Komitet wyraził opinię, że poza koniecznością podniesienia standardów bezpieczeństwa „należy również rozważyć hipotezę, że w razie konieczności ochrony bezpieczeństwa narodowego” trzeba będzie wyłączyć chińskie firmy z grona dostawców technologii 5G.

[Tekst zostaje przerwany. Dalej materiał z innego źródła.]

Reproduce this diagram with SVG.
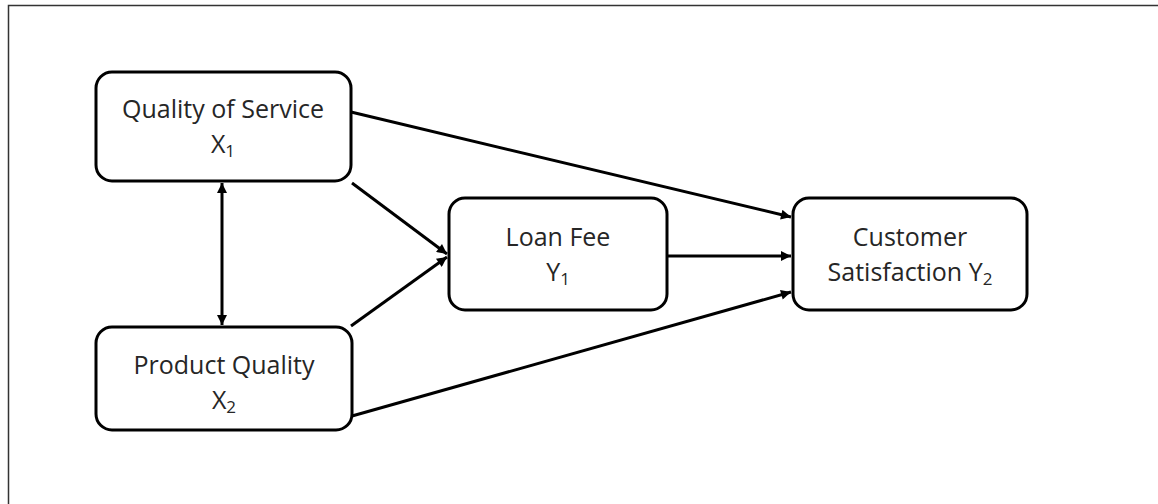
<svg xmlns="http://www.w3.org/2000/svg" width="1158" height="504" viewBox="0 0 1158 504">
<style>
.box{fill:#fff;stroke:#000;stroke-width:3}
.lbl{font-family:"Open Sans","Liberation Sans",sans-serif;font-size:25px;fill:#262626;text-anchor:middle}
.sub{font-size:17px}
.edge{stroke:#000;stroke-width:3;fill:none}
</style>
<defs>
<marker id="ah" viewBox="0 0 10 10" refX="10" refY="5" markerWidth="12" markerHeight="10" markerUnits="userSpaceOnUse" orient="auto-start-reverse">
<path d="M0,0 L10,5 L0,10 z" fill="#000"/>
</marker>
</defs>
<rect x="0" y="0" width="1158" height="504" fill="#fff"/>
<path d="M8.5,504 V5.5 H1158" fill="none" stroke="#333" stroke-width="1.5"/>
<g id="connectors">
<line class="edge" x1="222" y1="183" x2="222" y2="325" marker-start="url(#ah)" marker-end="url(#ah)"/>
<line class="edge" x1="352" y1="183" x2="447" y2="254" marker-end="url(#ah)"/>
<line class="edge" x1="351" y1="326" x2="447" y2="257" marker-end="url(#ah)"/>
<line class="edge" x1="351" y1="112" x2="791" y2="217" marker-end="url(#ah)"/>
<line class="edge" x1="667" y1="256" x2="791" y2="256" marker-end="url(#ah)"/>
<line class="edge" x1="352" y1="416" x2="791" y2="292" marker-end="url(#ah)"/>
</g>
<g id="node-qos">
<rect class="box" x="96" y="72" width="255" height="109" rx="16"/>
<text class="lbl" x="223" y="118">Quality of Service</text>
<text class="lbl" x="223" y="153">X<tspan class="sub" dy="4">1</tspan></text>
</g>
<g id="node-pq">
<rect class="box" x="96" y="327" width="256" height="103" rx="16"/>
<text class="lbl" x="224" y="374">Product Quality</text>
<text class="lbl" x="224" y="409">X<tspan class="sub" dy="4">2</tspan></text>
</g>
<g id="node-loan">
<rect class="box" x="449" y="198" width="218" height="112" rx="16"/>
<text class="lbl" x="558" y="246">Loan Fee</text>
<text class="lbl" x="558" y="281">Y<tspan class="sub" dy="4">1</tspan></text>
</g>
<g id="node-cs">
<rect class="box" x="793" y="198" width="234" height="112" rx="16"/>
<text class="lbl" x="910" y="246">Customer</text>
<text class="lbl" x="910" y="281">Satisfaction Y<tspan class="sub" dy="4">2</tspan></text>
</g>
</svg>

W pierwszej reakcji przedstawiciel włoskiego rządu zapewnił, że gabinet będzie się liczył z opinią COPASIR dotyczącą instalowania w sieciach 5G sprzętu chińskich producentów. W kilkadziesiąt godzin później, w wywiadzie dla dziennika „La Stampa”, głos zabrał Stefano Patuanelli, minister przemysłu, który stwierdził – jak donosi agencja Reuters – że Huawei powinien zostać dopuszczony, jako dostawca włoskich sieci oraz, że Włochy mają przecież ustawodawstwo gwarantujące bezpieczeństwo teleinformatyczne. Minister dodał, że „Huawei oferuje najlepsze rozwiązania w najlepszej cenie” oraz powiedział, że „nie można w jednej ręce trzymać flagi wolnego rynku, a w drugiej protekcjonizmu”.

Na rządowe decyzje i w Niemczech i we Włoszech czekają operatorzy. Deutsche Telekom, który według mediów był w przededniu podpisania umowy z Huawei, zawiesił rozmowy ze wszystkimi dostawcami. Telefonica Deutschland co prawda wybrała Huawei i Nokię na dostawców sieci radiowej, ale zaznaczyła, że warunkiem współpracy jest przejście przez obie firmy zgodnej z niemieckim prawem certyfikacji bezpieczeństwa.

We Włoszech proces wyboru dostawców dla sieci 5G prowadzi Telecom Italia. Huawei jest wśród oferentów. Poza tym z chińskimi dostawcami współpracują obecnie m.in. włoski Vodafone, Fastweb i Wind Tre, czyli większość włoskiego rynku mobilnego.